Halfway through his side-stage set, R&B-roots singer Mereba explained that her musical story began with folk music, before launching into a moving solo performance of “Blue For Mr. Green” (complete with a tease of Sam Cooke’s “You Send Me), one of several songs she sang from her little-known, self-released debut LP from 2013. It was one of several moments, including a moving cover of Bob Marley’s “Redemption Song,” that found the ascendant solo star and Spillage Village member oscillating between a left-of-center, future-facing take on a folk festival performance and a down-the-middle presentation of her acoustic roots. That interplay made for one of the most compelling sets of the weekend.

grace bowers performs at Newport Folk Festival in 2023.
Nashville guitarist Grace Bowers celebrated her 17th birthday with a memorable instrumental set.

Los Lobos Celebrate Their Half-Century of Persistence

The legendary SoCal band continued celebrating its 50th anniversary with a career-spanning revue that traveled through their five decades on a mix of covers and originals like “Gates of Gold,” “Maricela,” “Not Fade Away–Bertha,” and “La Bamba.” The band welcomed a range of guests including Neko Case, Nels Cline, and John McCauley, who shared a full-circle moment about his mom bringing him to his first-ever concert: 1988’s Newport Folk Festival, where a two-year old McCauley saw none other than Los Lobos. As the longest-tenured act on the bill, the band’s set was a combination of history lesson, rockabilly rave, and ongoing argument for the type of genre-hopping fusion that Newport offers at its best.

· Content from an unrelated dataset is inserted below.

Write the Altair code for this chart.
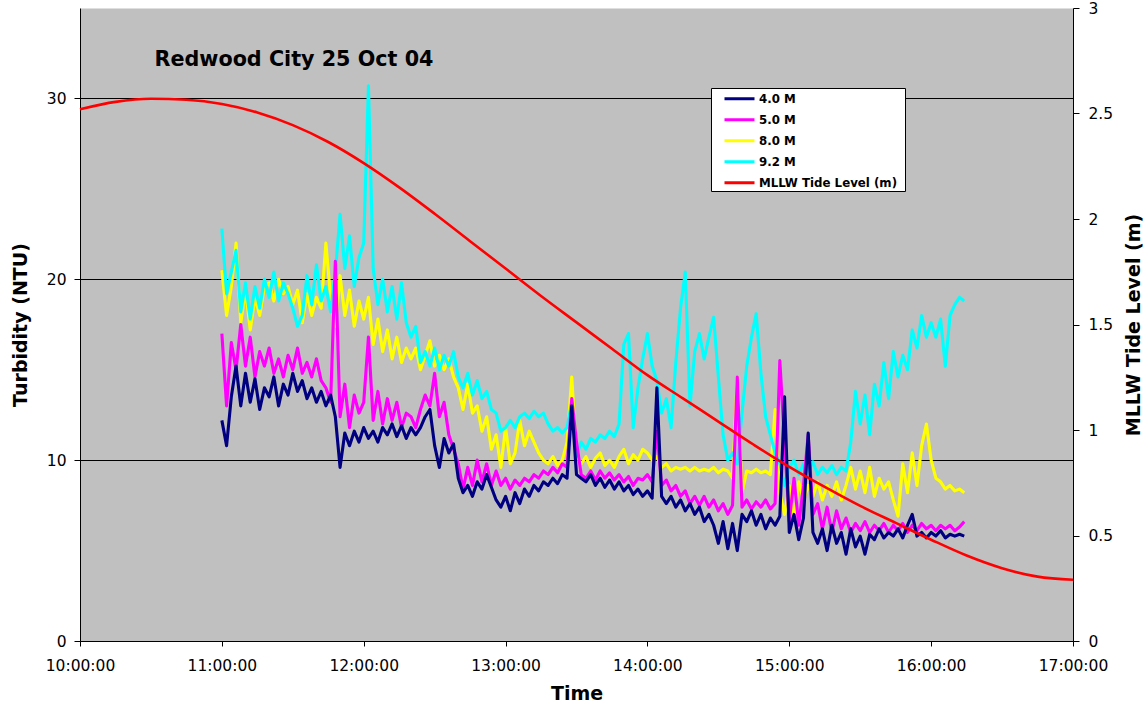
import altair as alt
import pandas as pd

# ---- data ----
SERIES = ["4.0 M", "5.0 M", "8.0 M", "9.2 M", "MLLW Tide Level (m)"]
COLORS = ["#000080", "#FF00FF", "#FFFF00", "#00FFFF", "#FF0000"]

# sample times, minutes after 11:00:00
MINUTES = [
    0, 2, 4, 6, 8, 10, 12, 14, 16, 18,
    20, 22, 24, 26, 28, 30, 32, 34, 36, 38,
    40, 42, 44, 46, 48, 50, 52, 54, 56, 58,
    60, 62, 64, 66, 68, 70, 72, 74, 76, 78,
    80, 82, 84, 86, 88, 90, 92, 94, 96, 98,
    100, 102, 104, 106, 108, 110, 112, 114, 116, 118,
    120, 122, 124, 126, 128, 130, 132, 134, 136, 138,
    140, 142, 144, 146, 148, 150, 152, 154, 156, 158,
    160, 162, 164, 166, 168, 170, 172, 174, 176, 178,
    180, 182, 184, 186, 188, 190, 192, 194, 196, 198,
    200, 202, 204, 206, 208, 210, 212, 214, 216, 218,
    220, 222, 224, 226, 228, 230, 232, 234, 236, 238,
    240, 242, 244, 246, 248, 250, 252, 254, 256, 258,
    260, 262, 264, 266, 268, 270, 272, 274, 276, 278,
    280, 282, 284, 286, 288, 290, 292, 294, 296, 298,
    300, 302, 304, 306, 308, 310, 312, 314,
]

NTU_4M = [
    12.2, 10.8, 13.5, 15.2, 13.0, 14.8, 13.2, 14.5, 12.8, 14.0,
    13.5, 14.6, 13.0, 14.2, 13.6, 14.8, 13.8, 14.4, 13.4, 14.0,
    13.2, 13.8, 13.0, 13.6, 12.4, 9.6, 11.5, 10.8, 11.6, 11.0,
    11.8, 11.2, 11.6, 11.0, 11.8, 11.4, 12.0, 11.3, 11.9, 11.2,
    11.8, 11.4, 11.8, 12.4, 12.8, 10.8, 9.6, 11.2, 10.4, 10.9,
    9.0, 8.2, 8.6, 8.0, 8.8, 8.4, 9.2, 8.5, 7.8, 7.4,
    8.0, 7.2, 8.2, 7.6, 8.4, 8.0, 8.6, 8.3, 8.8, 8.6,
    9.0, 8.7, 9.2, 9.0, 13.0, 9.2, 9.0, 8.8, 9.2, 8.6,
    9.0, 8.5, 8.9, 8.4, 8.8, 8.3, 8.6, 8.1, 8.4, 8.0,
    8.3, 7.9, 14.0, 8.0, 7.6, 8.0, 7.4, 7.8, 7.2, 7.6,
    7.0, 7.4, 6.6, 7.0, 6.4, 5.4, 6.6, 5.1, 6.5, 5.0,
    7.0, 6.6, 7.2, 6.4, 7.0, 6.2, 6.8, 6.4, 6.9, 13.5,
    6.0, 7.0, 5.6, 6.8, 11.5, 6.0, 5.4, 6.2, 5.0, 6.4,
    5.4, 6.0, 4.8, 6.2, 5.2, 5.8, 4.8, 5.9, 5.6, 6.2,
    5.7, 6.0, 5.8, 6.2, 5.7, 6.4, 7.0, 5.8, 6.0, 5.7,
    6.0, 5.8, 6.1, 5.7, 5.9, 5.8, 5.9, 5.8,
]

NTU_5M = [
    17.0, 13.0, 16.5, 15.0, 17.5, 15.2, 16.8, 14.6, 16.0, 15.2,
    16.2, 14.8, 15.6, 14.6, 15.8, 15.0, 16.2, 14.8, 15.4, 14.6,
    15.6, 14.4, 14.0, 13.2, 21.0, 12.4, 14.2, 11.8, 13.6, 12.6,
    13.2, 16.8, 12.2, 13.8, 12.0, 13.4, 12.2, 13.2, 11.8, 12.6,
    12.4, 11.8, 12.8, 13.6, 13.0, 14.8, 12.4, 13.2, 11.4, 10.6,
    9.8, 8.4, 9.6, 8.6, 10.0, 8.8, 9.8, 8.6, 9.4, 8.6,
    9.0, 8.4, 8.9, 8.6, 9.0, 8.8, 9.2, 9.0, 9.4, 9.2,
    9.6, 9.3, 9.8, 9.6, 13.4, 11.0, 9.2, 9.0, 9.4, 8.9,
    9.4, 9.0, 9.3, 8.9, 9.2, 8.8, 9.1, 8.6, 9.0, 8.9,
    9.2, 8.8, 11.6, 8.6, 8.9, 8.3, 8.6, 8.0, 8.3, 7.6,
    8.0, 7.5, 8.0, 7.4, 7.8, 7.2, 7.6, 7.0, 7.5, 14.6,
    7.4, 7.8, 7.3, 7.7, 7.4, 7.8, 7.3, 7.6, 15.5, 11.0,
    6.6, 9.0, 6.4, 8.6, 11.4, 7.0, 7.6, 6.2, 7.4, 6.0,
    7.2, 6.2, 6.8, 6.0, 6.5, 6.1, 6.6, 6.0, 6.4, 6.1,
    6.5, 6.0, 6.4, 6.1, 6.5, 6.0, 6.4, 6.1, 6.5, 6.2,
    6.4, 6.1, 6.4, 6.2, 6.4, 6.1, 6.3, 6.6,
]

NTU_8M = [
    20.5, 18.0, 19.6, 22.0, 17.6, 19.4, 17.2, 19.0, 18.0, 19.6,
    19.8, 18.8, 20.0, 19.2, 19.6, 18.6, 19.4, 17.6, 19.2, 18.0,
    19.0, 18.4, 22.0, 19.0, 17.4, 20.2, 18.0, 19.4, 17.4, 18.8,
    17.8, 19.0, 16.4, 17.8, 16.0, 17.2, 15.6, 16.8, 15.4, 16.2,
    15.6, 16.2, 15.0, 15.8, 16.6, 15.2, 15.8, 15.0, 15.6, 14.6,
    14.0, 12.8, 14.2, 12.6, 13.0, 11.6, 12.4, 10.6, 11.4, 9.6,
    11.8, 9.8, 10.4, 12.2, 10.8, 11.6, 11.0, 10.4, 10.0, 9.8,
    10.2, 9.7, 10.0, 11.0, 14.6, 10.2, 9.8, 10.2, 9.6, 10.1,
    10.4, 9.7, 10.0, 9.6, 10.2, 10.6, 9.8, 10.3, 10.0, 10.6,
    10.4, 10.0, 10.2, 9.6, 9.8, 9.4, 9.6, 9.5, 9.6, 9.4,
    9.6, 9.4, 9.5, 9.4, 9.6, 9.3, 9.5, 9.4, 9.0, 14.6,
    8.2, 9.4, 9.3, 9.5, 9.3, 9.4, 9.2, 12.8, 8.2, 7.0,
    8.6, 6.6, 8.8, 7.8, 8.6, 8.0, 8.8, 7.8, 8.6, 8.0,
    8.8, 7.8, 8.6, 9.6, 8.4, 9.4, 8.2, 9.6, 8.0, 9.0,
    8.4, 8.8, 7.8, 6.9, 9.8, 8.2, 10.4, 8.6, 10.8, 12.0,
    10.0, 9.0, 8.8, 8.4, 8.6, 8.3, 8.4, 8.2,
]

NTU_92M = [
    22.8, 19.2, 20.4, 21.6, 18.2, 19.8, 17.8, 19.6, 18.4, 20.0,
    19.0, 20.4, 18.8, 19.8, 19.2, 18.4, 17.4, 18.0, 20.2, 18.6,
    20.8, 18.8, 19.6, 18.2, 20.4, 23.6, 20.6, 22.4, 19.6, 21.2,
    22.0, 30.7, 20.6, 18.6, 20.0, 18.2, 19.6, 17.8, 19.8, 17.6,
    16.8, 17.4, 15.4, 16.0, 15.2, 16.2, 15.0, 15.8, 15.2, 16.0,
    14.6, 14.0, 14.8, 13.6, 14.4, 13.4, 13.8, 12.8, 12.6, 11.6,
    11.8, 12.2, 11.8, 12.4, 12.6, 12.3, 12.7, 12.4, 12.6, 12.0,
    11.6, 11.8, 11.5, 11.8, 13.2, 10.2, 11.0, 10.6, 11.2, 11.0,
    11.4, 11.2, 11.6, 11.3, 12.0, 16.4, 17.0, 11.8, 14.0, 15.6,
    17.0, 15.2, 14.4, 12.6, 13.4, 11.8, 15.4, 18.4, 20.4, 13.0,
    16.0, 17.0, 15.6, 16.8, 17.9, 14.6, 11.4, 10.0, 10.4, 9.8,
    12.6, 15.2, 16.8, 18.1, 14.8, 12.4, 11.4, 10.4, 9.8, 8.6,
    9.6, 10.0, 9.2, 9.8, 9.4, 9.9, 9.2, 9.6, 9.3, 9.7,
    9.2, 9.6, 9.4, 11.0, 13.8, 12.0, 13.6, 11.4, 14.2, 13.0,
    15.4, 13.4, 16.0, 14.6, 15.8, 15.0, 17.2, 16.2, 18.0, 16.8,
    17.6, 16.8, 17.8, 15.2, 18.0, 18.6, 19.0, 18.8,
]

# tide (right axis), hour of day and metres above MLLW
TIDE_HOURS = [10.0, 10.25, 10.5, 10.75, 11.0, 11.25, 11.5, 11.75, 12.0, 12.25,
              12.5, 12.75, 13.0, 13.25, 13.5, 13.75, 14.0, 14.25, 14.5, 14.75,
              15.0, 15.25, 15.5, 15.75, 16.0, 16.25, 16.5, 16.75, 17.0]
TIDE_M = [2.52, 2.555, 2.57, 2.565, 2.545, 2.505, 2.445, 2.365, 2.265, 2.15,
          2.025, 1.895, 1.765, 1.635, 1.51, 1.385, 1.26, 1.15, 1.04, 0.93,
          0.825, 0.73, 0.64, 0.56, 0.48, 0.405, 0.345, 0.305, 0.29]

X_TICKS = [10, 11, 12, 13, 14, 15, 16, 17]
LEFT_TICKS = [0, 10, 20, 30]
RIGHT_TICKS = [0, 0.5, 1, 1.5, 2, 2.5, 3]
TITLE = "Redwood City 25 Oct 04"

# ---- build tables ----
def series_df(name, values):
    return pd.DataFrame({
        "hour": [11 + m / 60 for m in MINUTES],
        "value": values,
        "series": name,
    })

df4 = series_df(SERIES[0], NTU_4M)
df5 = series_df(SERIES[1], NTU_5M)
df8 = series_df(SERIES[2], NTU_8M)
df92 = series_df(SERIES[3], NTU_92M)
tide = pd.DataFrame({"hour": TIDE_HOURS, "tide": TIDE_M, "series": SERIES[4]})
legend_box = pd.DataFrame({"k": ["box"]})

FONT = "DejaVu Sans"

color_scale = alt.Scale(domain=SERIES, range=COLORS)
legend = alt.Legend(title=None, orient="none", legendX=643, legendY=80.5)
color = alt.Color("series:N", scale=color_scale, legend=legend, sort=SERIES)

x_enc = alt.X(
    "hour:Q",
    scale=alt.Scale(domain=[10, 17], nice=False, zero=False),
    axis=alt.Axis(values=X_TICKS, labelExpr="datum.value + ':00:00'", title="Time",
                  tickSize=5, labelPadding=12, titlePadding=11, grid=False,
                  labelFlush=False),
)

left_axis = alt.Axis(title="Turbidity (NTU)", values=LEFT_TICKS, grid=True,
                     gridColor="black", gridWidth=1, gridOpacity=1,
                     tickSize=6, labelPadding=8, titlePadding=16, labelFlush=False)
y_left = alt.Y("value:Q", scale=alt.Scale(domain=[0, 35], nice=False), axis=left_axis)


def turb_line(df):
    return alt.Chart(df).mark_line(strokeWidth=3.1, strokeJoin="round").encode(
        x=x_enc, y=y_left, color=color
    )


turb = alt.layer(turb_line(df8), turb_line(df92), turb_line(df5), turb_line(df4))

tide_line = alt.Chart(tide).mark_line(strokeWidth=2.6, interpolate="monotone").encode(
    x=x_enc,
    y=alt.Y("tide:Q", scale=alt.Scale(domain=[0, 3], nice=False),
            axis=alt.Axis(title="MLLW Tide Level (m)", orient="right", values=RIGHT_TICKS,
                          format="~g", grid=False, tickSize=6, labelPadding=9,
                          titleAngle=270, titlePadding=31, labelFlush=False)),
    color=color,
)

# white framed box behind the legend entries
box = alt.Chart(legend_box).mark_rect(fill="white", stroke="black", strokeWidth=1).encode(
    x=alt.value(631.5), x2=alt.value(825.5), y=alt.value(80.5), y2=alt.value(183.5)
)

title_text = alt.Chart(pd.DataFrame({"t": [TITLE]})).mark_text(
    font=FONT, fontSize=20.7, fontWeight="bold", color="black", align="center", baseline="middle"
).encode(x=alt.value(214), y=alt.value(52), text="t:N")

chart = alt.layer(turb, tide_line, box, title_text).resolve_scale(y="independent").properties(
    width=993,
    height=633,
    padding={"left": 80, "top": 8, "right": 74, "bottom": 65},
    autosize=alt.AutoSizeParams(type="none"),
    background="white",
).configure_view(
    fill="#C0C0C0", stroke="transparent"
).configure_axis(
    domainColor="black", domainWidth=1, tickColor="black", labelColor="black",
    labelFont=FONT, labelFontSize=15.5, titleFont=FONT, titleFontSize=19,
    titleFontWeight="bold", titleColor="black",
).configure_legend(
    padding=0,
    labelFont=FONT, labelFontSize=11.8, labelFontWeight="bold", labelColor="black",
    symbolType="stroke", symbolSize=900, symbolStrokeWidth=3, labelOffset=3,
    clipHeight=20.7, rowPadding=0,
)

chart.save("out.html", embed_options={"renderer": "svg", "actions": False})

Teenage Whiz Grace Bowers Graces the Smallest Newport Stage She’ll Ever Play

Guitar phenom Grace Bowers celebrated her 17th birthday with a brief, transcendent side-stage instrumental set on Sunday afternoon. Backed by a crack trio that included Deer Tick’s Chris Ryan, Joshua Blaylock, and Brandon Combs, the Nashville-based teen — who guested at a John Prine tribute show and collaborated with Valerie June the day before — riffed and soloed through a mix of jazz-inflected, jammy blues-rock instrumentals that never meandered into shredding for shredding’s sake. Performing barefoot, the guitarist barely said a word during a set, nor did she need to: Her twenty-minute performance gave the distinct sense that everyone lucky enough to have attended was witnessing a star in the making.